HELENA — An advocacy organization and state officials are now involved in a legal battle over whether people committed to the Montana State Hospital should be allowed to vote.
Earlier this month, Disability Rights Montana joined in a lawsuit, arguing that many patients at the hospital met the legal requirements to vote but have been “systematically disenfranchised.”
In their complaint, the organization alluded to long-running concerns about patient safety and staffing at MSH, and said patients deserve to have a voice in electing officials who oversee the facility.
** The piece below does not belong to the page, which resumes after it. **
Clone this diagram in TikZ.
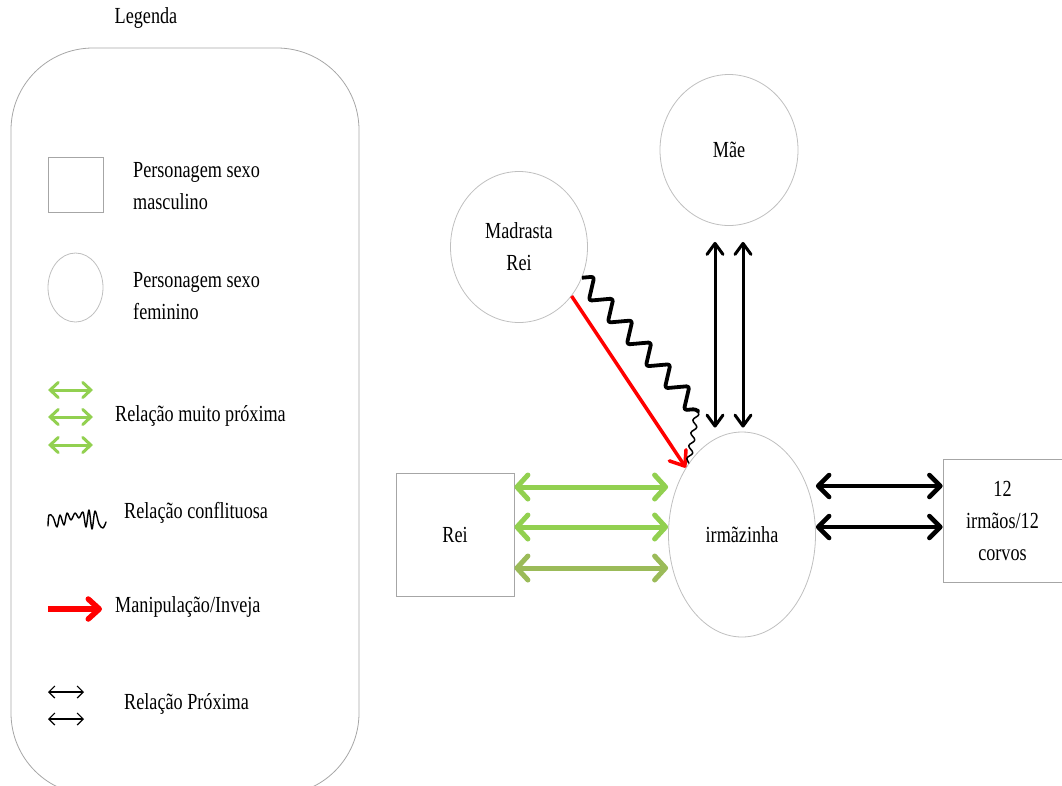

“Voting allows any qualified elector to have a seat at the table and have a say in our state’s policies,” said Tal Goldin, Disability Rights Montana’s director of advocacy and attorney for the plaintiffs, in a news release. “Voting is one of the only powers patients at the State Hospital have to influence the most private decisions about their lives, including who they associate with, where they live, and what happens to their bodies. People with disabilities who meet all legal requirements to vote deserve the same opportunity to have their voices heard as any other Montana citizen.”
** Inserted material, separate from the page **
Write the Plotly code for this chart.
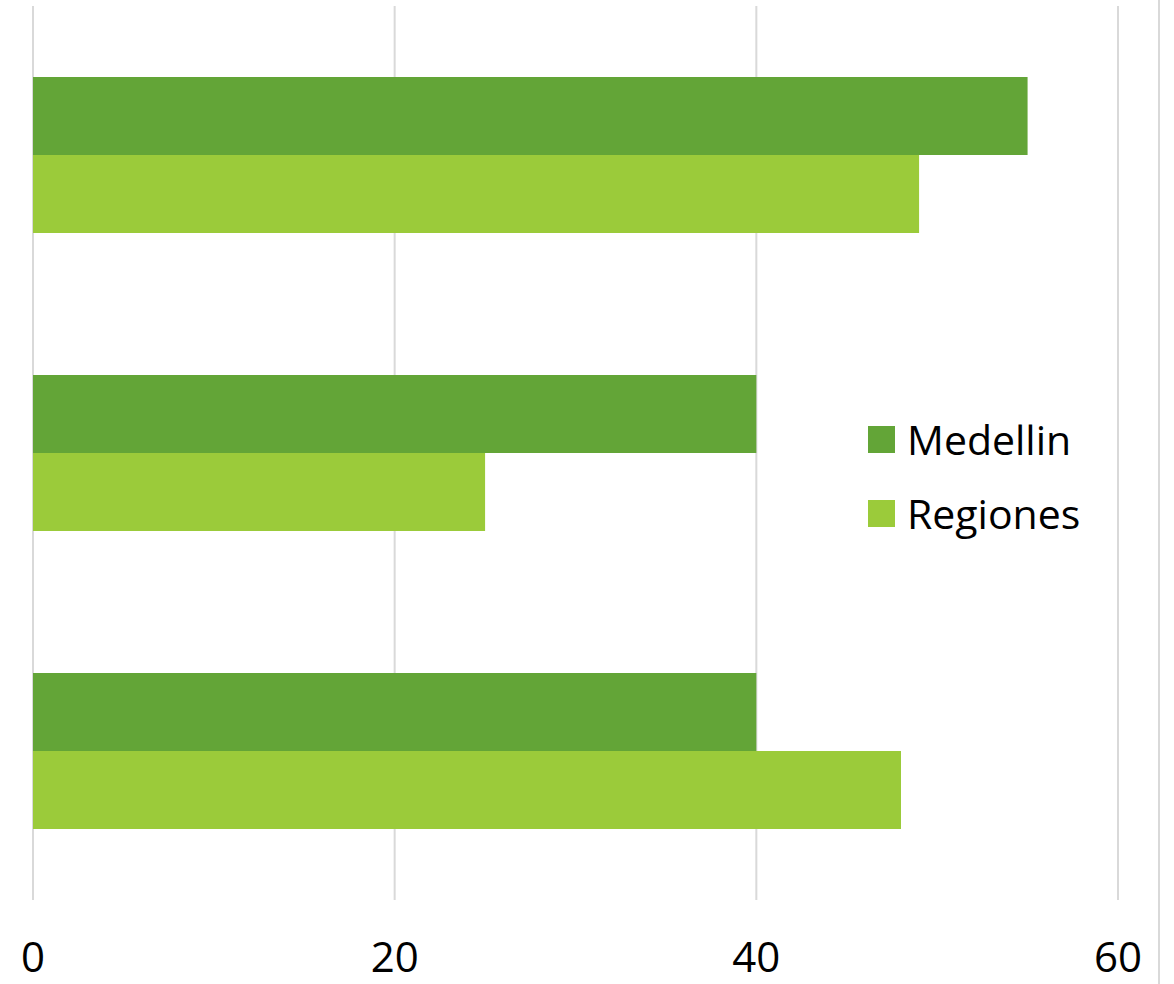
import plotly.graph_objects as go

# Data
categories = ["Grupo 1", "Grupo 2", "Grupo 3"]
series_names = ["Medellin", "Regiones"]
medellin = [55, 40, 40]
regiones = [49, 25, 48]
colors = ["#63A537", "#9BCB3A"]
x_ticks = [0, 20, 40, 60]
x_range = [0, 60]

W, H = 1174, 984
M_L, M_R, M_T, M_B = 33, 56, 6, 84
PW, PH = W - M_L - M_R, H - M_T - M_B


def px_x(px):
    return (px - M_L) / PW


def px_y(py):
    return (H - M_B - py) / PH


fig = go.Figure()
for name, vals, col in zip(series_names, [medellin, regiones], colors):
    fig.add_trace(go.Bar(
        y=categories, x=vals, name=name, orientation="h",
        marker=dict(color=col, line=dict(width=0)),
        showlegend=False,
    ))

# Vertical grid lines (paper-referenced so the edge lines are not clipped)
for v in x_ticks:
    xp = (v - x_range[0]) / (x_range[1] - x_range[0])
    fig.add_shape(type="line", xref="paper", yref="paper", x0=xp, x1=xp, y0=0, y1=1,
                  line=dict(color="#D9D9D9", width=2), layer="below")

# Legend drawn as squares and labels
font_family = "Open Sans, Liberation Sans, sans-serif"
legend_rows = [439.5, 513.5]
for name, col, cy in zip(series_names, colors, legend_rows):
    fig.add_shape(type="rect", xref="paper", yref="paper",
                  x0=px_x(868), x1=px_x(895), y0=px_y(cy + 13.5), y1=px_y(cy - 13.5),
                  fillcolor=col, line=dict(width=0))
    fig.add_annotation(xref="paper", yref="paper", x=px_x(905), y=px_y(cy - 1),
                       text=name, showarrow=False, xanchor="left", yanchor="middle",
                       font=dict(family=font_family, size=41, color="#000000"))

# Right border line of the chart area
fig.add_shape(type="line", xref="paper", yref="paper",
              x0=px_x(1159), x1=px_x(1159), y0=px_y(0), y1=px_y(H),
              line=dict(color="#D9D9D9", width=2))

fig.update_layout(
    width=W, height=H,
    margin=dict(l=M_L, r=M_R, t=M_T, b=M_B, autoexpand=False),
    barmode="group", bargap=0.477, bargroupgap=0,
    plot_bgcolor="white", paper_bgcolor="white",
    font=dict(family=font_family, color="#000000"),
    xaxis=dict(range=x_range, tickvals=x_ticks, ticktext=[str(v) for v in x_ticks],
               showgrid=False, zeroline=False, showline=False, ticks="",
               tickfont=dict(size=42, family=font_family),
               ticklabelstandoff=29, automargin=False),
    yaxis=dict(autorange="reversed", showticklabels=False, showgrid=False,
               zeroline=False, showline=False, ticks="", automargin=False),
)

fig.write_html("out.html")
The Montana State Hospital, located in Warm Springs, near Anaconda, provides psychiatric treatment to people with serious mental illness.
Some have been committed to the hospital through a civil procedure, while others have been sent there for treatment as part of a criminal sentencing.
The Montana Constitution says that people are not qualified to vote if they’re “serving a sentence for a felony in a penal institution” or “of unsound mind, as determined by a court.”
The state has interpreted that to mean that people convicted of felonies can vote when on parole, probation or deferred sentence, but not when they’re in a correctional facility or the state hospital.
A patient at MSH, committed there after being sentenced for a felony, filed suit after he attempted to register to vote in Anaconda-Deer Lodge County and the county elections administrator rejected his application.
In the suit, plaintiffs argued the state hospital is not a “penal institution,” and that people committed there should not be assumed to be “of unsound mind” unless a court specifically determines that.
The complaint said this patient’s right to vote and “the voting rights of all involuntarily committed individuals at the Hospital who otherwise meet the qualifications to vote — convicted felons or not — are in jeopardy unless the Court declares their rights as requested herein.”
A district court judge issued a temporary restraining order, allowing the plaintiff to register to vote.
However, Attorney General Austin Knudsen’s office announced Tuesday that he had issued a binding legal opinion, stating that people convicted of a felony and placed at MSH are not eligible to vote.
Knudsen argued that those criminally committed to the hospital are only held as long as their maximum prison sentence, earn time served while in the facility and can be sent to another correctional facility with no change in their status.
“All of these indicia show that when a person is at MSH, they are as a practical matter, ‘serving a sentence for a felony in a penal institution’ even if they are primarily receiving medical treatment while they are at MSH,” Knudsen wrote.
Knudsen argued that the constitution guarantees people in state institutions don’t have fewer rights than others in similar situations because of their mental illness, but that allowing this group to vote would essentially give them more rights than others convicted of the same crimes.
An attorney general’s official opinion has the weight of law unless it is overruled by a court.
Knudsen’s office also filed a motion seeking to overturn the temporary restraining order.
“The law is clear, convicted felons lose their right to vote while they are serving their sentence,” Knudsen said in a statement. “Serving time at Warm Springs while being treated for mental illness does not restore that right.”